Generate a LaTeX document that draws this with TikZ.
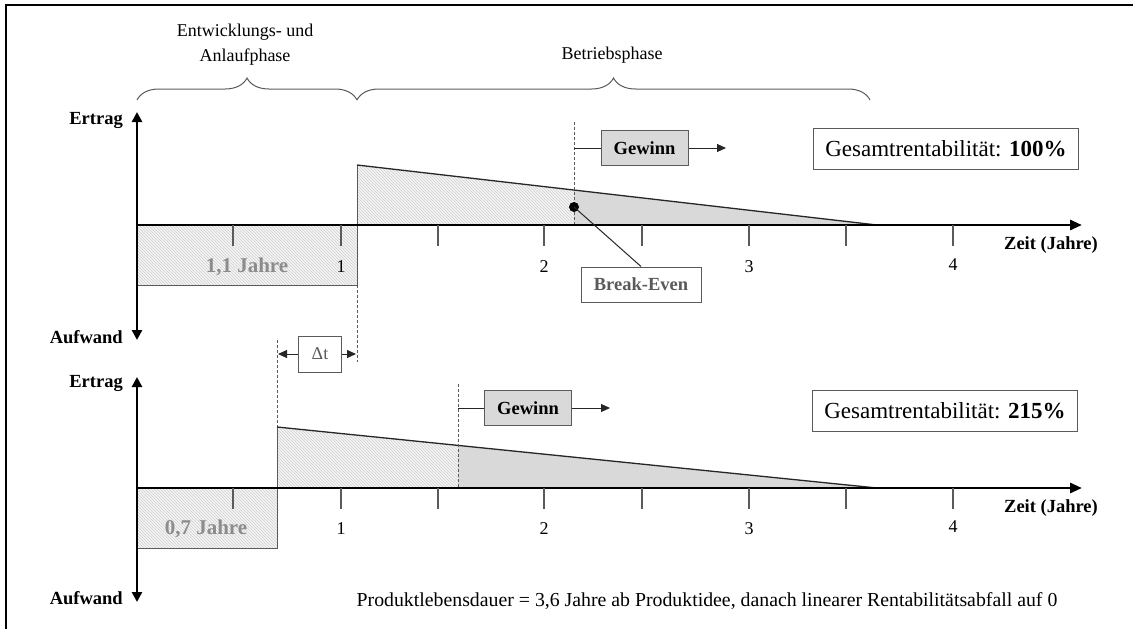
\documentclass[tikz,border=0pt]{standalone}
\usepackage{fontspec}
\setmainfont{Liberation Serif}
\usetikzlibrary{arrows.meta,patterns,decorations.pathreplacing}

\definecolor{profit}{RGB}{217,217,217}
\definecolor{hatchbg}{RGB}{244,244,244}
\definecolor{hatchline}{RGB}{208,208,208}
\definecolor{labelgray}{RGB}{140,140,140}
\definecolor{edgegray}{RGB}{90,90,90}

\tikzset{
  x=1pt, y=-1pt,
  base/.style={font=\fontsize{18}{25}\selectfont},
  axisarrows/.style={line width=2.8pt, {Triangle[length=10pt,width=10pt]}-{Triangle[length=10pt,width=10pt]}},
  xarrow/.style={line width=2.8pt, -{Triangle[length=12pt,width=10pt]}},
  tickmark/.style={line width=1.4pt, edgegray},
  ticklabel/.style={base, inner sep=0pt},
  axislabel/.style={font=\bfseries\fontsize{18.5}{22}\selectfont, inner sep=0pt},
  hatched/.style={preaction={fill=hatchbg}, pattern=north west lines, pattern color=hatchline},
  region/.style={draw=edgegray, line width=0.8pt},
  slope/.style={line width=1.3pt, black!85},
  guide/.style={draw=edgegray, line width=0.9pt, dash pattern=on 3pt off 2pt},
  gewinnbox/.style={draw=edgegray, fill=profit, line width=1pt, inner sep=0pt,
    minimum width=87pt, minimum height=35pt, font=\bfseries\fontsize{18.5}{22}\selectfont},
  plainbox/.style={draw=edgegray, fill=white, line width=1pt, inner sep=0pt},
  rentbox/.style={plainbox, minimum width=265pt, minimum height=41pt, font=\fontsize{23}{27}\selectfont},
  durlabel/.style={font=\bfseries\fontsize{21}{25}\selectfont, text=labelgray, inner sep=0pt},
  conn/.style={line width=1pt, black!85},
  connarrow/.style={line width=1pt, black!85, -{Triangle[length=9pt,width=8pt]}},
  brace/.style={decorate, decoration={brace, amplitude=22pt, aspect=0.5}, line width=1pt, edgegray},
}

\begin{document}
\begin{tikzpicture}
\useasboundingbox (0,0) rectangle (1133,629);

% frame (top and left edges)
\draw[line width=2pt] (6,629) -- (6,5) -- (1133,5);

% phase braces and headings
\draw[brace] (137,100) -- (357,100);
\draw[brace] (357,100) -- (870,100);
\node[base, align=center] (phase1) at (245,45) {Entwicklungs- und\\Anlaufphase};
\node[base] (phase2) at (612,55) {Betriebsphase};

% ================= upper diagram =================
% development cost
\path[hatched] (137,225) rectangle (357,285);
\draw[region] (137,285) -- (357,285) -- (357,225);
% revenue before break-even
\path[hatched] (357,225) -- (357,165) -- (574,190) -- (574,225) -- cycle;
% profit after break-even
\fill[profit] (574,225) -- (574,190) -- (877,225) -- cycle;
\draw[region] (357,225) -- (357,165);
\draw[slope] (357,165) -- (877,225);
\draw[guide] (574,122) -- (574,225);

% axes
\draw[axisarrows] (137,112) -- (137,340);
\draw[xarrow] (137,225) -- (1082,225);
\foreach \x in {233,341,438,544,642,749,846,953}
  \draw[tickmark] (\x,225) -- (\x,246);
\node[ticklabel] (u1) at (341,267) {1};
\node[ticklabel] (u2) at (544,267) {2};
\node[ticklabel] (u3) at (749,267) {3};
\node[ticklabel] (u4) at (953,265) {4};
\node[axislabel, anchor=east] (uertrag) at (123,120) {Ertrag};
\node[axislabel, anchor=east] (uaufwand) at (123,337) {Aufwand};
\node[axislabel] (uzeit) at (1051,245) {Zeit (Jahre)};
\node[durlabel] (udur) at (247,267) {1,1 Jahre};

% break-even marker
\node[circle, fill=black, inner sep=0pt, minimum size=10pt] (bedot) at (574,207) {};
\node[plainbox, minimum width=120pt, minimum height=35pt,
      font=\bfseries\fontsize{18.5}{22}\selectfont, text=edgegray] (bebox) at (641,284.5) {Break-Even};
\draw[conn] (bedot.center) -- (bebox.north);

% profit label
\node[gewinnbox] (ugw) at (644.5,148) {Gewinn};
\coordinate (ugwstart) at (574,148);
\coordinate (ugwend) at (726,148);
\draw[conn] (ugwstart) -- (ugw.west);
\draw[connarrow] (ugw.east) -- (ugwend);

\node[rentbox] (urent) at (946,148.5) {Gesamtrentabilität: \textbf{100\%}};

% ================= time shift =================
\draw[guide] (357,285) -- (357,362);
\draw[guide] (277,340) -- (277,427);
\node[plainbox, minimum width=43pt, minimum height=36pt,
      font=\fontsize{18}{22}\selectfont, text=edgegray] (dt) at (320,354) {Δt};
\coordinate (dtl) at (278,354);
\coordinate (dtr) at (356,354);
\draw[connarrow] (dt.west) -- (dtl);
\draw[connarrow] (dt.east) -- (dtr);

% ================= lower diagram =================
\path[hatched] (137,488) rectangle (277,548);
\draw[region] (137,548) -- (277,548) -- (277,488);
\path[hatched] (277,488) -- (277,427) -- (458,445) -- (458,488) -- cycle;
\fill[profit] (458,488) -- (458,445) -- (877,488) -- cycle;
\draw[region] (277,488) -- (277,427);
\draw[slope] (277,427) -- (877,488);
\draw[guide] (458,384) -- (458,488);

\draw[axisarrows] (137,377) -- (137,602);
\draw[xarrow] (137,488) -- (1082,488);
\foreach \x in {233,341,438,544,642,749,846,953}
  \draw[tickmark] (\x,488) -- (\x,509);
\node[ticklabel] (l1) at (341,529) {1};
\node[ticklabel] (l2) at (544,529) {2};
\node[ticklabel] (l3) at (749,529) {3};
\node[ticklabel] (l4) at (953,527) {4};
\node[axislabel, anchor=east] (lertrag) at (123,383) {Ertrag};
\node[axislabel, anchor=east] (laufwand) at (123,598) {Aufwand};
\node[axislabel] (lzeit) at (1051,508) {Zeit (Jahre)};
\node[durlabel] (ldur) at (206,529) {0,7 Jahre};

\node[gewinnbox] (lgw) at (528,408) {Gewinn};
\coordinate (lgwstart) at (458,408);
\coordinate (lgwend) at (610,408);
\draw[conn] (lgwstart) -- (lgw.west);
\draw[connarrow] (lgw.east) -- (lgwend);

\node[rentbox] (lrent) at (945,411) {Gesamtrentabilität: \textbf{215\%}};

\node[font=\fontsize{19.8}{24}\selectfont] (note) at (707,601) {Produktlebensdauer = 3,6 Jahre ab Produktidee, danach linearer Rentabilitätsabfall auf 0};
\end{tikzpicture}
\end{document}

# # # # #

## WHAT IS EXPECTED
Quote the listing above in full, except for the pictures.

## WRITTEN RESPONSE
Generate a LaTeX document that draws this with TikZ.
\documentclass[tikz,border=0pt]{standalone}
\usepackage{fontspec}
\setmainfont{Liberation Serif}
\usetikzlibrary{arrows.meta,patterns,decorations.pathreplacing}

\definecolor{profit}{RGB}{217,217,217}
\definecolor{hatchbg}{RGB}{244,244,244}
\definecolor{hatchline}{RGB}{208,208,208}
\definecolor{labelgray}{RGB}{140,140,140}
\definecolor{edgegray}{RGB}{90,90,90}

\tikzset{
  x=1pt, y=-1pt,
  base/.style={font=\fontsize{18}{25}\selectfont},
  axisarrows/.style={line width=2.8pt, {Triangle[length=10pt,width=10pt]}-{Triangle[length=10pt,width=10pt]}},
  xarrow/.style={line width=2.8pt, -{Triangle[length=12pt,width=10pt]}},
  tickmark/.style={line width=1.4pt, edgegray},
  ticklabel/.style={base, inner sep=0pt},
  axislabel/.style={font=\bfseries\fontsize{18.5}{22}\selectfont, inner sep=0pt},
  hatched/.style={preaction={fill=hatchbg}, pattern=north west lines, pattern color=hatchline},
  region/.style={draw=edgegray, line width=0.8pt},
  slope/.style={line width=1.3pt, black!85},
  guide/.style={draw=edgegray, line width=0.9pt, dash pattern=on 3pt off 2pt},
  gewinnbox/.style={draw=edgegray, fill=profit, line width=1pt, inner sep=0pt,
    minimum width=87pt, minimum height=35pt, font=\bfseries\fontsize{18.5}{22}\selectfont},
  plainbox/.style={draw=edgegray, fill=white, line width=1pt, inner sep=0pt},
  rentbox/.style={plainbox, minimum width=265pt, minimum height=41pt, font=\fontsize{23}{27}\selectfont},
  durlabel/.style={font=\bfseries\fontsize{21}{25}\selectfont, text=labelgray, inner sep=0pt},
  conn/.style={line width=1pt, black!85},
  connarrow/.style={line width=1pt, black!85, -{Triangle[length=9pt,width=8pt]}},
  brace/.style={decorate, decoration={brace, amplitude=22pt, aspect=0.5}, line width=1pt, edgegray},
}

\begin{document}
\begin{tikzpicture}
\useasboundingbox (0,0) rectangle (1133,629);

% frame (top and left edges)
\draw[line width=2pt] (6,629) -- (6,5) -- (1133,5);

% phase braces and headings
\draw[brace] (137,100) -- (357,100);
\draw[brace] (357,100) -- (870,100);
\node[base, align=center] (phase1) at (245,45) {Entwicklungs- und\\Anlaufphase};
\node[base] (phase2) at (612,55) {Betriebsphase};

% ================= upper diagram =================
% development cost
\path[hatched] (137,225) rectangle (357,285);
\draw[region] (137,285) -- (357,285) -- (357,225);
% revenue before break-even
\path[hatched] (357,225) -- (357,165) -- (574,190) -- (574,225) -- cycle;
% profit after break-even
\fill[profit] (574,225) -- (574,190) -- (877,225) -- cycle;
\draw[region] (357,225) -- (357,165);
\draw[slope] (357,165) -- (877,225);
\draw[guide] (574,122) -- (574,225);

% axes
\draw[axisarrows] (137,112) -- (137,340);
\draw[xarrow] (137,225) -- (1082,225);
\foreach \x in {233,341,438,544,642,749,846,953}
  \draw[tickmark] (\x,225) -- (\x,246);
\node[ticklabel] (u1) at (341,267) {1};
\node[ticklabel] (u2) at (544,267) {2};
\node[ticklabel] (u3) at (749,267) {3};
\node[ticklabel] (u4) at (953,265) {4};
\node[axislabel, anchor=east] (uertrag) at (123,120) {Ertrag};
\node[axislabel, anchor=east] (uaufwand) at (123,337) {Aufwand};
\node[axislabel] (uzeit) at (1051,245) {Zeit (Jahre)};
\node[durlabel] (udur) at (247,267) {1,1 Jahre};

% break-even marker
\node[circle, fill=black, inner sep=0pt, minimum size=10pt] (bedot) at (574,207) {};
\node[plainbox, minimum width=120pt, minimum height=35pt,
      font=\bfseries\fontsize{18.5}{22}\selectfont, text=edgegray] (bebox) at (641,284.5) {Break-Even};
\draw[conn] (bedot.center) -- (bebox.north);

% profit label
\node[gewinnbox] (ugw) at (644.5,148) {Gewinn};
\coordinate (ugwstart) at (574,148);
\coordinate (ugwend) at (726,148);
\draw[conn] (ugwstart) -- (ugw.west);
\draw[connarrow] (ugw.east) -- (ugwend);

\node[rentbox] (urent) at (946,148.5) {Gesamtrentabilität: \textbf{100\%}};

% ================= time shift =================
\draw[guide] (357,285) -- (357,362);
\draw[guide] (277,340) -- (277,427);
\node[plainbox, minimum width=43pt, minimum height=36pt,
      font=\fontsize{18}{22}\selectfont, text=edgegray] (dt) at (320,354) {Δt};
\coordinate (dtl) at (278,354);
\coordinate (dtr) at (356,354);
\draw[connarrow] (dt.west) -- (dtl);
\draw[connarrow] (dt.east) -- (dtr);

% ================= lower diagram =================
\path[hatched] (137,488) rectangle (277,548);
\draw[region] (137,548) -- (277,548) -- (277,488);
\path[hatched] (277,488) -- (277,427) -- (458,445) -- (458,488) -- cycle;
\fill[profit] (458,488) -- (458,445) -- (877,488) -- cycle;
\draw[region] (277,488) -- (277,427);
\draw[slope] (277,427) -- (877,488);
\draw[guide] (458,384) -- (458,488);

\draw[axisarrows] (137,377) -- (137,602);
\draw[xarrow] (137,488) -- (1082,488);
\foreach \x in {233,341,438,544,642,749,846,953}
  \draw[tickmark] (\x,488) -- (\x,509);
\node[ticklabel] (l1) at (341,529) {1};
\node[ticklabel] (l2) at (544,529) {2};
\node[ticklabel] (l3) at (749,529) {3};
\node[ticklabel] (l4) at (953,527) {4};
\node[axislabel, anchor=east] (lertrag) at (123,383) {Ertrag};
\node[axislabel, anchor=east] (laufwand) at (123,598) {Aufwand};
\node[axislabel] (lzeit) at (1051,508) {Zeit (Jahre)};
\node[durlabel] (ldur) at (206,529) {0,7 Jahre};

\node[gewinnbox] (lgw) at (528,408) {Gewinn};
\coordinate (lgwstart) at (458,408);
\coordinate (lgwend) at (610,408);
\draw[conn] (lgwstart) -- (lgw.west);
\draw[connarrow] (lgw.east) -- (lgwend);

\node[rentbox] (lrent) at (945,411) {Gesamtrentabilität: \textbf{215\%}};

\node[font=\fontsize{19.8}{24}\selectfont] (note) at (707,601) {Produktlebensdauer = 3,6 Jahre ab Produktidee, danach linearer Rentabilitätsabfall auf 0};
\end{tikzpicture}
\end{document}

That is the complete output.